Bedenkliches Zeichen gegen die sprachliche Kohäsion und die Identität der Schweiz
Vier Landessprachen – das ist ein Teil unserer Identität. Die Mehrsprachigkeit ist ein zentraler Pfeiler der Schweizer Kultur und ein Fundament unseres Zusammenhalts. Und darauf darf die Schweiz auch stolz sein.
Der Kantonsrat hat heute ein fatales Zeichen für die Mehrsprachigkeit in der Schweiz gesetzt. 108:64 KantonsrätInnen haben heute eine Motion angenommen, welche das Frühfranzösische in der Primarschule abschaffen will.
Mein Votum im Kantonsrat:
Es ist oder muss ich sagen war in nationalen Greminen selbstverständlich, dass jede Person in ihrer Landessprache sprach – und die anderen antworteten in ihrer. Diese gelebte sprachliche Vielfalt ermöglichte Verständigung über Gräben hinweg – politisch wie geografisch. Wenn die diese Kommunikation in Zukunft in Englisch erfolgen muss, geht ein Teil unserer Identität verloren und wenn beide eine Fremdsprache sprechen, wird auch die Verständigung darunter leiden.
Wenn wir heute das Frühfranzösisch aus der Unterstufe streichen, senden wir ein fatales Signal in Richtung Westschweiz und Tessin.

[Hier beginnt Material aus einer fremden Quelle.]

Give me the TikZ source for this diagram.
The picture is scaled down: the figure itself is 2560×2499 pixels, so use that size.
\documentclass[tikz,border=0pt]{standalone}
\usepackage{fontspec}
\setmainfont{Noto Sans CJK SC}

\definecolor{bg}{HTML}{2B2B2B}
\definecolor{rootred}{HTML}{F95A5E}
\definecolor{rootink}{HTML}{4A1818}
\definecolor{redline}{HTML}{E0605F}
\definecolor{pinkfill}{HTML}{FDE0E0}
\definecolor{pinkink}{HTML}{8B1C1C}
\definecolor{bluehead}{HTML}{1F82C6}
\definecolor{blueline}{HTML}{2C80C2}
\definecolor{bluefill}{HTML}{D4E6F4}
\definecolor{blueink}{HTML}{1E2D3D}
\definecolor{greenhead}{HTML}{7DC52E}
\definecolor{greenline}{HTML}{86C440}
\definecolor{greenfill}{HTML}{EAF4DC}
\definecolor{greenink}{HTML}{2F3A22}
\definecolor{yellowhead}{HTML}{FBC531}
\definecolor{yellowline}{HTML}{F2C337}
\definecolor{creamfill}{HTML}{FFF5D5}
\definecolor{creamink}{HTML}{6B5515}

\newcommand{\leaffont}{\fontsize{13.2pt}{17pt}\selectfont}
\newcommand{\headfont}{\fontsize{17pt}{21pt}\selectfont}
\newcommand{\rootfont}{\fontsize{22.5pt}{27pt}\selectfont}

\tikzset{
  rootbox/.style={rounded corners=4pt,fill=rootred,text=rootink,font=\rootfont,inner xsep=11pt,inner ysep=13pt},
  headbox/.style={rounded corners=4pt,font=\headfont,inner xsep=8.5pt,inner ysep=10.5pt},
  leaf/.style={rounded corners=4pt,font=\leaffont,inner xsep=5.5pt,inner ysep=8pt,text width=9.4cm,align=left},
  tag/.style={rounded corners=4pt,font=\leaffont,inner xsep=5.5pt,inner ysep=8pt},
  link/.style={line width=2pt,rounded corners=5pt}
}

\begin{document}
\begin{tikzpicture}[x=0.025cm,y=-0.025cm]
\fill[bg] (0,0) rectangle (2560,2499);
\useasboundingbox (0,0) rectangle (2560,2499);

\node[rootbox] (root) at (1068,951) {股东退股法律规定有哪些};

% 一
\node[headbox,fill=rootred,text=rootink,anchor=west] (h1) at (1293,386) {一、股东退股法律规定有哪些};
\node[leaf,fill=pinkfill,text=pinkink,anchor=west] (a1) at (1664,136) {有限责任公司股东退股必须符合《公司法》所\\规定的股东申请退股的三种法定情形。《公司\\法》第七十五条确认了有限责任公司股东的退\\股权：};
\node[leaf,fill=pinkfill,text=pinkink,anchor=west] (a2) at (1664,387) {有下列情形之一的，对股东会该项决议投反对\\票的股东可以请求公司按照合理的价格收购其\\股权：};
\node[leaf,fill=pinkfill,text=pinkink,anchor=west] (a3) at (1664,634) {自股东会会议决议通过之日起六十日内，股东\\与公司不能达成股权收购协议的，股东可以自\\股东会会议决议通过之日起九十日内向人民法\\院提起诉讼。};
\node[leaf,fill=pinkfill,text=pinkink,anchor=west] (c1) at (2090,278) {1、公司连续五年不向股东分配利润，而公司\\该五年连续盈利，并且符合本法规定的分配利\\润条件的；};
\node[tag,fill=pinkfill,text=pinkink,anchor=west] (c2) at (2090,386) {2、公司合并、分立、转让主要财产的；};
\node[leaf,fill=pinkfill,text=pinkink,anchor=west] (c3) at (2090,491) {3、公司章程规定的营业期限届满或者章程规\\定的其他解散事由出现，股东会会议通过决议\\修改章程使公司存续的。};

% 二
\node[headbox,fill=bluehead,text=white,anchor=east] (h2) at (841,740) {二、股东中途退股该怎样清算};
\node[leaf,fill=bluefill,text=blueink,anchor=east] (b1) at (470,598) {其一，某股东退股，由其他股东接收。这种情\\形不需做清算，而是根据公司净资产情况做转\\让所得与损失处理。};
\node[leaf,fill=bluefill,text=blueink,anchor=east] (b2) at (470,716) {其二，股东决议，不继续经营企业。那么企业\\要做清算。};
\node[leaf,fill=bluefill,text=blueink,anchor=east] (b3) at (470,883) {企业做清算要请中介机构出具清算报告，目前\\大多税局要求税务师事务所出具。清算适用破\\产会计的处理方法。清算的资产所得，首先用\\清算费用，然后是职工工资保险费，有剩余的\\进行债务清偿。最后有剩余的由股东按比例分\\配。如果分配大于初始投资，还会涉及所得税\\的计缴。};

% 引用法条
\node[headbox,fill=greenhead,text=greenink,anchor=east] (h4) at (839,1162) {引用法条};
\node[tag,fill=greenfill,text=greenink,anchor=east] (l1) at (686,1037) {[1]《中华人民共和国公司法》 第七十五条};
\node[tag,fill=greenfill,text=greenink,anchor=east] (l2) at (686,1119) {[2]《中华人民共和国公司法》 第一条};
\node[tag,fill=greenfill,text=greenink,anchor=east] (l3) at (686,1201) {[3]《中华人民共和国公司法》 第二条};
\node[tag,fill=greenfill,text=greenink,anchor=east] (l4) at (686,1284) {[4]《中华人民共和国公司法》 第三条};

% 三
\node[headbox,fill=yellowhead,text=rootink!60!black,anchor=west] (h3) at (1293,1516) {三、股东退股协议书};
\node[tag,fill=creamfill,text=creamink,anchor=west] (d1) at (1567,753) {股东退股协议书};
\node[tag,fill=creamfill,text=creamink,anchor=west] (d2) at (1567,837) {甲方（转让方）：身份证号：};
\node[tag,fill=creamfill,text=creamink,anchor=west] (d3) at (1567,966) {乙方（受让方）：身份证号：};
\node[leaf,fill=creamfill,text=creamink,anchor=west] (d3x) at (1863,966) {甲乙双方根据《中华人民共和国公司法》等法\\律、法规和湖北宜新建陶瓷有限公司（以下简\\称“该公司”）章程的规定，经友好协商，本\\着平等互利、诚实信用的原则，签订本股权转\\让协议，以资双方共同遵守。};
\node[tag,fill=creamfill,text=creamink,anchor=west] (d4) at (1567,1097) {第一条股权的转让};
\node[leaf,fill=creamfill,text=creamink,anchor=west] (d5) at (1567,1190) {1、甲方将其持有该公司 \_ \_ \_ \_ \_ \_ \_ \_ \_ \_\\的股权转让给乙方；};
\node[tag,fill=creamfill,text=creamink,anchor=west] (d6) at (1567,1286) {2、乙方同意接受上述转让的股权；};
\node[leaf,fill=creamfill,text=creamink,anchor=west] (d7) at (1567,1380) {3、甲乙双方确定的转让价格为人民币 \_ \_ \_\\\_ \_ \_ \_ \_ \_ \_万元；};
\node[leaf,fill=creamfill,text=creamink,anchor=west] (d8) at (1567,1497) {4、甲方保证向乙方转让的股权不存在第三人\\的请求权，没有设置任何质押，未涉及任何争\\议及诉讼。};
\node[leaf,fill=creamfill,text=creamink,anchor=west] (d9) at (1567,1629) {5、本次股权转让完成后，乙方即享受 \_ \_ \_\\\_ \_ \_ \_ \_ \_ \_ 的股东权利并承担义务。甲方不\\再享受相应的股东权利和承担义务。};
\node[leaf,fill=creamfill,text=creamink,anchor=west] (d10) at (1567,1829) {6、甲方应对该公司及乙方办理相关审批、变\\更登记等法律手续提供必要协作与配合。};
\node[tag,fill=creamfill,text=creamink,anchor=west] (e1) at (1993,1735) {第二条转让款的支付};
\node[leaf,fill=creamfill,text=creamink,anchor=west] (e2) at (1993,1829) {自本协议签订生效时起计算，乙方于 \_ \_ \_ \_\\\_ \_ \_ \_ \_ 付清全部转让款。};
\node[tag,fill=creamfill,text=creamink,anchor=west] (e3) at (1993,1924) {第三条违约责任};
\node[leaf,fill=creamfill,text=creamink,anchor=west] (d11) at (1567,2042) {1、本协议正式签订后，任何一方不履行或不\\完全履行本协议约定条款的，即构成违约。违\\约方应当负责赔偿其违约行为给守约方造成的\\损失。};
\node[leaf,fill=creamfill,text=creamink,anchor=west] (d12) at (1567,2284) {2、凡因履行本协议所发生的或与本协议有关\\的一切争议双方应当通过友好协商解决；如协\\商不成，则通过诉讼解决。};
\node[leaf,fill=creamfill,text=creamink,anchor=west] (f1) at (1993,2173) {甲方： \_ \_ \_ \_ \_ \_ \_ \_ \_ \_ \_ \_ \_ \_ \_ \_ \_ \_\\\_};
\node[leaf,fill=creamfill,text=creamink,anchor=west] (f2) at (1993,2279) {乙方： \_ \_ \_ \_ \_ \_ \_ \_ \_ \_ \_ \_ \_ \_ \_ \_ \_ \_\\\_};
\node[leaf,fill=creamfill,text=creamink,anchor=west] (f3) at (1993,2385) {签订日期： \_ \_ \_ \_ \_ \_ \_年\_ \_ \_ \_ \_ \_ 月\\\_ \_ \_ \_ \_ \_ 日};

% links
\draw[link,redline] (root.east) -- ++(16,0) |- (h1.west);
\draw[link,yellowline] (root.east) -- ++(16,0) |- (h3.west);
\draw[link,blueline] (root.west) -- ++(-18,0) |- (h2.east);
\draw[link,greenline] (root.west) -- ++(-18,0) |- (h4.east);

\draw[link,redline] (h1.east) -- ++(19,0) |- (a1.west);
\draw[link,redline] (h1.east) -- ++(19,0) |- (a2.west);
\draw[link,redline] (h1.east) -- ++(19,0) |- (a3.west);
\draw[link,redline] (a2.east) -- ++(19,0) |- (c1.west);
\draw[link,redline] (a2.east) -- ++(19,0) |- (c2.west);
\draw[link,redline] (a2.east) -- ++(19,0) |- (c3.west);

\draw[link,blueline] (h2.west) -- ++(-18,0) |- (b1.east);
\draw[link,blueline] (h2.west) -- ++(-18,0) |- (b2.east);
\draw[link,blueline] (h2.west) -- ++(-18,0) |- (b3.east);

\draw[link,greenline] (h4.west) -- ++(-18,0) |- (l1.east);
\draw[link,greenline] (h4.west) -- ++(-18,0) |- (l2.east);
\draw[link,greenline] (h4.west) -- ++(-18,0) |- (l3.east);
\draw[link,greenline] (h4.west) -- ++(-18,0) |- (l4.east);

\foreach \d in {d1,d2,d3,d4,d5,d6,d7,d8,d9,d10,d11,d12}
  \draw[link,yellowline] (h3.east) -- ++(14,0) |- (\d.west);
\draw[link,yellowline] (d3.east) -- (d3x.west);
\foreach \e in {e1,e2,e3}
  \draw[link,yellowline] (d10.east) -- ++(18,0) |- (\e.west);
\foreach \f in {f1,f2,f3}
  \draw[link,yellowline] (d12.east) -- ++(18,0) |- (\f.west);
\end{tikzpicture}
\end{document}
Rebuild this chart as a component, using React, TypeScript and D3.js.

Wenn ein kleiner Kanton wie Appenzell das Frühfranzösisch abschafft, ist das das eine. Wenn aber der grosse und wirtschaftlich starke Kanton Zürich diesen Schritt geht, dann droht eine Schwächung der sprachlichen Kohäsion der ganzen Schweiz.
Ja, Französisch ist eine schwierige Sprache. Aber: Ist das wirklich ein Argument gegen das Lernen?
Auch in der Romandie beherrschen weniger als die Hälfte der Schülerinnen und Schüler nach der obligatorischen Schulzeit die Französische Orthographie gut genug. Und in der Deutschschweiz erreichen gerade einmal 50 % die Grundkompetenzen im Französisch.
Doch was ist die richtige Reaktion auf diese Herausforderungen?
Schaffen wir die Mathematik ab, weil 20 bis 40 % der GymnasiastInnen beim Übertritt an die Uni ungenügende Mathekenntnisse haben? Natürlich nicht! Wir müssen uns vielmehr fragen, woran es liegt.
Ein Punkt ist sicher: Die Französisch-Kompetenzen vieler Lehrpersonen sind zu knapp. B2 ist das geforderte Minimum, aber für einen lebendigen Unterricht reicht das oft nicht.
Gleichzeitig fehlen uns bis zu 35 % der nötigen Französischlehrpersonen.
Vielleicht müssten wir an den Methoden ansetzen: Anstatt Französisch in isolierten Lektionen zu unterrichten, könnten wir fächerübergreifend – etwa in Lektionen in Natur Mensch und Gesellschaft oder im Bildnerischen Gestalten in Französisch durchführen. Immersion statt Voci-Büffeln.
Denn Freude an einer Sprache entsteht beim Sprechen, nicht beim Pauken.
Und nicht zuletzt: Wer Französisch spricht, ist beruflich im Vorteil. Viele Firmen zahlen für Mitarbeitende mit Französischkenntnissen bis zu 15 % mehr Lohn.
Wir Grünen lehnen die Abschaffung des Frühfranzösischen auf der Unterstufe deshalb mehrheitlich ab.
Nous souhaitons préserver la culture suisse avec plusieurs langues – pour une Suisse unie.